Castelar: É uma mudança significativa no sistema tributário e há um bom fundamento para se ter um período de transição. É importante ter em mente que os agentes econômicos reagem a incentivos e que, inclusive por isso, é difícil prever exatamente como a economia vai se adaptar ao novo sistema, qual vai ser a arrecadação. Esse período vai permitir às empresas e aos governos se adaptarem, ajustarem seus sistemas, treinarem seus funcionários. Mas, sem dúvida, por outro lado o período de transição adia um pouco a mudança do sistema, e também os benefícios que disso se espera, e cria um custo burocrático adicional, já que nessa fase se terá de respeitar simultaneamente dois sistemas diferentes.
Valor: A simplificação do sistema de impostos a ser propiciada pela reforma tende a atrair mais capital de empresas estrangeiras para investir no Brasil? Ou incertezas fiscais e a insegurança jurídica ofuscarão o efeito da reforma tributária?

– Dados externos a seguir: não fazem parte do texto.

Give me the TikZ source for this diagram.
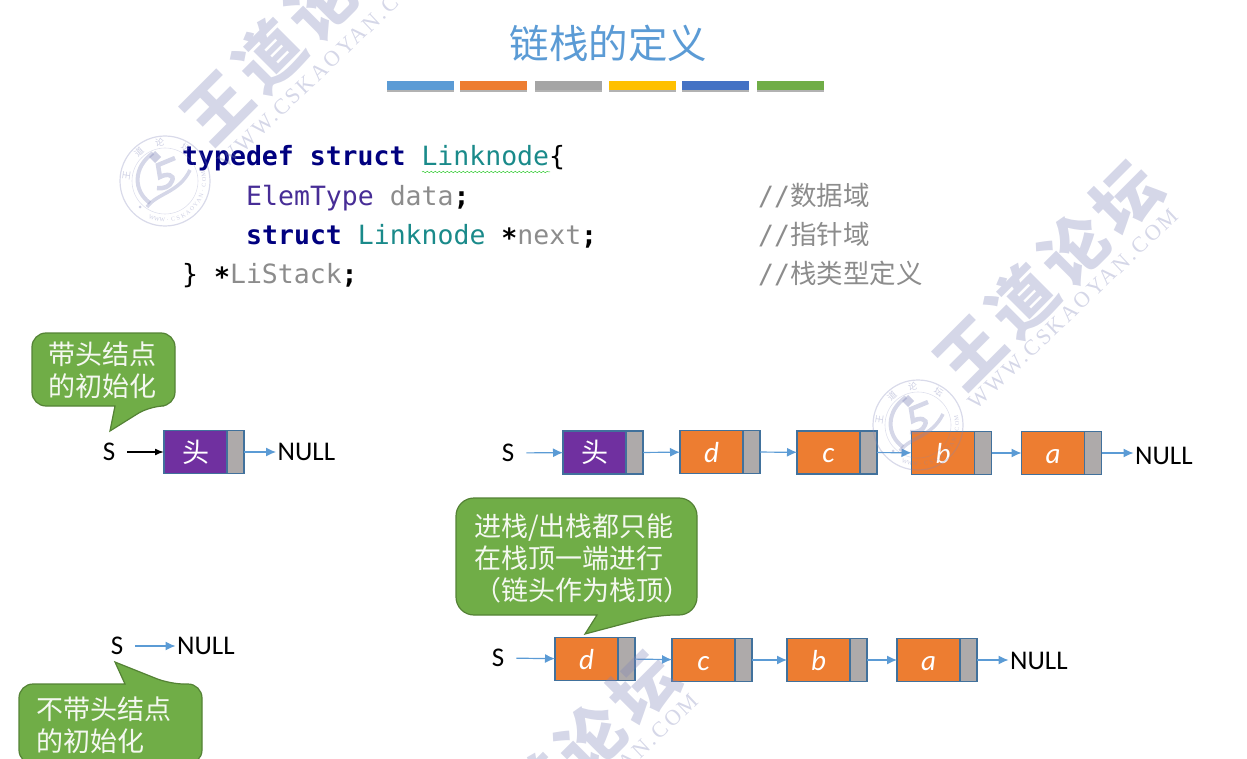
\documentclass[tikz,border=0pt]{standalone}
\usepackage{fontspec}
\setmainfont{Carlito}
\setmonofont{DejaVu Sans Mono}
\newfontfamily\cjk{Noto Sans CJK SC}
\newfontfamily\markcjk[LetterSpace=11]{Noto Sans CJK SC}
\newfontfamily\markserif[LetterSpace=12]{Liberation Serif}
\usetikzlibrary{arrows.meta,positioning,shadows,decorations.pathmorphing}

\definecolor{titleblue}{HTML}{5B9BD5}
\definecolor{barorange}{HTML}{ED7D31}
\definecolor{bargray}{HTML}{A5A5A5}
\definecolor{baryellow}{HTML}{FFC000}
\definecolor{bardeep}{HTML}{4472C4}
\definecolor{bargreen}{HTML}{70AD47}
\definecolor{tipedge}{HTML}{548235}
\definecolor{celledge}{HTML}{41719C}
\definecolor{headpurple}{HTML}{7030A0}
\definecolor{ptrgray}{HTML}{AEAAAA}
\definecolor{kwblue}{HTML}{00007F}
\definecolor{typeteal}{HTML}{1A8A8A}
\definecolor{elempurple}{HTML}{472D96}
\definecolor{varcolor}{HTML}{8C8C8C}
\definecolor{markcolor}{HTML}{8186B8}

\newcommand{\midstar}{\raisebox{-3pt}{\textbf{*}}}

\tikzset{
        databox/.style={draw=celledge,line width=1.2pt,fill=barorange,text=white,minimum width=63pt,minimum height=43pt,inner sep=0pt,outer sep=0pt,text height=20pt,text depth=0pt,font=\fontsize{29}{29}\selectfont\itshape},
        headbox/.style={databox,fill=headpurple,font=\fontsize{27}{27}\selectfont\cjk},
        ptrbox/.style={draw=celledge,line width=1.2pt,fill=ptrgray,minimum width=17pt,minimum height=43pt,inner sep=0pt,outer sep=0pt,right=0pt of #1},
        linkto/.style={draw=titleblue,line width=1.2pt,-{Latex[length=10pt,width=9pt]}},
        headname/.style={inner sep=12pt,font=\fontsize{27}{27}\selectfont},
        nullname/.style={anchor=west,inner sep=1.5pt,font=\fontsize{27}{27}\selectfont},
        tipshape/.style={draw=tipedge,line width=1.2pt,fill=bargreen},
        tiptext/.style={anchor=west,align=left,inner sep=0pt,text=white!92!bargreen,font=\fontsize{27}{32}\selectfont\cjk},
        colorbar/.style={minimum width=67pt,minimum height=9pt,inner sep=0pt,anchor=north west,drop shadow={shadow xshift=0pt,shadow yshift=-2pt,opacity=.3,fill=black}},
        codeline/.style={anchor=base west,inner sep=0pt,font=\fontsize{26.5}{30}\selectfont\ttfamily},
        noteline/.style={codeline,text=varcolor},
        bigmark/.style={text=markcolor,opacity=.33,rotate=45,inner sep=0pt,font=\fontsize{66}{66}\selectfont\markcjk\bfseries},
        urlmark/.style={text=markcolor,opacity=.33,rotate=43.5,inner sep=0pt,font=\fontsize{22}{22}\selectfont\markserif},
        sealmark/.pic={
                \draw[markcolor,opacity=.3,line width=1.2pt] (0,0) circle [radius=45pt];
                \draw[markcolor,opacity=.25,line width=.6pt] (0,0) circle [radius=33pt];
                \foreach \ang/\ch in {172/王,132/道,98/论,58/坛}
                        \node[text=markcolor,opacity=.4,rotate=\ang-90,inner sep=0pt,font=\fontsize{9}{9}\selectfont\cjk] at (\ang:39pt) {\ch};
                \foreach \ch [count=\k] in {W,W,W,.,C,S,K,A,O,Y,A,N,.,C,O,M}
                        \node[text=markcolor,opacity=.4,rotate=242+\k*8+90,inner sep=0pt,font=\fontsize{6}{6}\selectfont\markserif] at (242+\k*8:39pt) {\ch};
                \draw[markcolor,opacity=.33,line width=4pt] (-12,-28) .. controls (-32,-14) and (-32,10) .. (-15,22);
                \draw[markcolor,opacity=.33,line width=4.5pt] (10,-23) -- (-7,-16) -- (-5,-4) .. controls (2,-8) and (10,-6) .. (7,0) .. controls (5,6) and (-2,8) .. (-8,7);
                \draw[markcolor,opacity=.33,line width=3.5pt] (-18,26) .. controls (-8,12) and (14,12) .. (25,-11);
                \fill[markcolor,opacity=.4] (-10,-30) -- (-4,-24) -- (-10,-18) -- (-16,-24) -- cycle;
                \fill[markcolor,opacity=.4] (-25,26) circle [radius=1.5pt];
        }
}

\begin{document}
\begin{tikzpicture}[x=1pt,y=-1pt]
        \useasboundingbox (0,0) rectangle (1247,759);
        \clip (0,0) rectangle (1247,759);

        %title and the colored bars
        \node[text=titleblue,inner sep=0pt,font=\fontsize{39.5}{40}\selectfont\cjk] (title) at (608.5,43) {链栈的定义};
        \node[colorbar,fill=titleblue] (bar1) at (387,81) {};
        \node[colorbar,fill=barorange] (bar2) at (460,81) {};
        \node[colorbar,fill=bargray] (bar3) at (535,81) {};
        \node[colorbar,fill=baryellow] (bar4) at (609,81) {};
        \node[colorbar,fill=bardeep] (bar5) at (682,81) {};
        \node[colorbar,fill=bargreen] (bar6) at (757,81) {};

        %the struct
        \node[codeline] (code1) at (182,166) {\textcolor{kwblue}{\textbf{typedef struct}} \textcolor{typeteal}{Linknode}\{};
        \node[codeline] (code2) at (246,205.5) {\textcolor{elempurple}{ElemType} \textcolor{varcolor}{data}\textbf{;}};
        \node[codeline] (code3) at (246,244.5) {\textcolor{kwblue}{\textbf{struct}} \textcolor{typeteal}{Linknode} \midstar\textcolor{varcolor}{next}\textbf{;}};
        \node[codeline] (code4) at (182,283.5) {\} \midstar\textcolor{varcolor}{LiStack}\textbf{;}};
        \node[noteline] (note1) at (758,205.5) {//{\cjk 数据域}};
        \node[noteline] (note2) at (758,244.5) {//{\cjk 指针域}};
        \node[noteline] (note3) at (758,283.5) {//{\cjk 栈类型定义}};
        \draw[green!60!gray,line width=.5pt,decorate,decoration={snake,amplitude=.7pt,segment length=4pt}] (422,172) -- (550,172);

        %top left list
        \node[headname] (sa) at (109,452) {S};
        \node[headbox] (heada) at (195.5,452) {头};
        \node[ptrbox=heada] (pheada) {};
        \node[nullname] (nulla) at (276,452) {NULL};
        \draw[line width=1.5pt,-{Latex[length=9pt,width=7pt]}] (sa) -- (heada);
        \draw[linkto] (pheada) -- (nulla);

        %top right list
        \node[headname] (sb) at (508,453) {S};
        \node[headbox] (headb) at (594.5,452.5) {头};
        \node[ptrbox=headb] (pheadb) {};
        \node[databox] (db) at (711.5,452) {d};
        \node[ptrbox=db] (pdb) {};
        \node[databox] (cb) at (828.5,452.5) {c};
        \node[ptrbox=cb] (pcb) {};
        \node[databox] (bb) at (943,453) {b};
        \node[ptrbox=bb] (pbb) {};
        \node[databox] (ab) at (1053,453) {a};
        \node[ptrbox=ab] (pab) {};
        \node[nullname] (nullb) at (1133.5,455.5) {NULL};
        \draw[linkto] (sb) -- (headb);
        \draw[linkto] (pheadb) -- (db);
        \draw[linkto] (pdb) -- (cb);
        \draw[linkto] (pcb) -- (bb);
        \draw[linkto] (pbb) -- (ab);
        \draw[linkto] (pab.east) -- (pab.east -| nullb.west);

        %bottom right list
        \node[headname] (sc) at (498,658) {S};
        \node[databox] (dc) at (586.5,659) {d};
        \node[ptrbox=dc] (pdc) {};
        \node[databox] (cc) at (703.5,660) {c};
        \node[ptrbox=cc] (pcc) {};
        \node[databox] (bc) at (818.5,660) {b};
        \node[ptrbox=bc] (pbc) {};
        \node[databox] (ac) at (928.5,660) {a};
        \node[ptrbox=ac] (pac) {};
        \node[nullname] (nullc) at (1008.5,661) {NULL};
        \draw[linkto] (sc) -- (dc);
        \draw[linkto] (pdc) -- (cc);
        \draw[linkto] (pcc) -- (bc);
        \draw[linkto] (pbc) -- (ac);
        \draw[linkto] (pac.east) -- (pac.east -| nullc.west);

        %bottom left list
        \node[headname] (sd) at (117,646) {S};
        \node[nullname] (nulld) at (175.5,646) {NULL};
        \draw[linkto] (sd) -- (nulld);

        %speech bubbles
        \draw[tipshape,rounded corners=14pt] (115,406) -- (32,406) -- (32,333) -- (175,333) -- (175,406) -- (150,406) [sharp corners] -- (110,431) -- cycle;
        \node[tiptext] (tipa) at (48,370) {带头结点\\的初始化};
        \draw[tipshape,rounded corners=18pt] (597,615) -- (456,615) -- (456,498) -- (697,498) -- (697,615) -- (657,615) [sharp corners] -- (585,634) -- cycle;
        \node[tiptext] (tipb) at (474,558) {进栈/出栈都只能\\在栈顶一端进行\\（链头作为栈顶）};
        \draw[tipshape,rounded corners=14pt] (125,684) -- (19,684) -- (19,764) -- (202,764) -- (202,684) -- (170,684) [sharp corners] -- (115,662) -- cycle;
        \node[tiptext] (tipc) at (36,725) {不带头结点\\的初始化};

        %the marks over everything
        \node[bigmark] (marka) at (295,30) {王道论坛};
        \node[urlmark] (urla) at (323,68) {WWW.CSKAOYAN.COM};
        \pic at (165,181) {sealmark};
        \node[bigmark] (markb) at (1048,275) {王道论坛};
        \node[urlmark] (urlb) at (1073,309) {WWW.CSKAOYAN.COM};
        \pic at (918,425) {sealmark};
        \node[bigmark] (markc) at (565,765) {王道论坛};
        \node[urlmark] (urlc) at (593,794) {WWW.CSKAOYAN.COM};
\end{tikzpicture}
\end{document}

Castelar: A reforma é positiva em termos de tornar o Brasil mais atraente para o investidor estrangeiro, na medida em que introduz um sistema mais neutro, menos burocrático e mais em linha com o existente em outras economias. Nesse sentido, ela se alia a outras reformas importantes aprovadas em anos recentes, como a da Previdência, a trabalhista, a da regulação do setor de saneamento, a que instituiu a Taxa de Longo Prazo (TLP) nos empréstimos de bancos públicos, a da Lei das Estatais. Agora, ela também trouxe alguns pontos ruins, como mudanças em algumas regras que tendem a elevar a carga tributária, mexendo em tributos em nada relacionados com essa reforma, como o IPTU e o imposto de transmissão [ITCMD, o Imposto sobre Transmissão Causa Mortis e Doações], por exemplo. O Brasil já tem uma carga tributária muito alta, e o governo quer aumentá-la ainda mais, o que acaba penalizando a produtividade e o potencial de crescimento, como o faz a elevada insegurança jurídica. Assim, a reforma deve melhorar o ambiente de negócios no Brasil, mas há muito mais que ainda precisa ser feito para que possamos, de fato, aproveitar todo potencial de crescimento que o Brasil tem.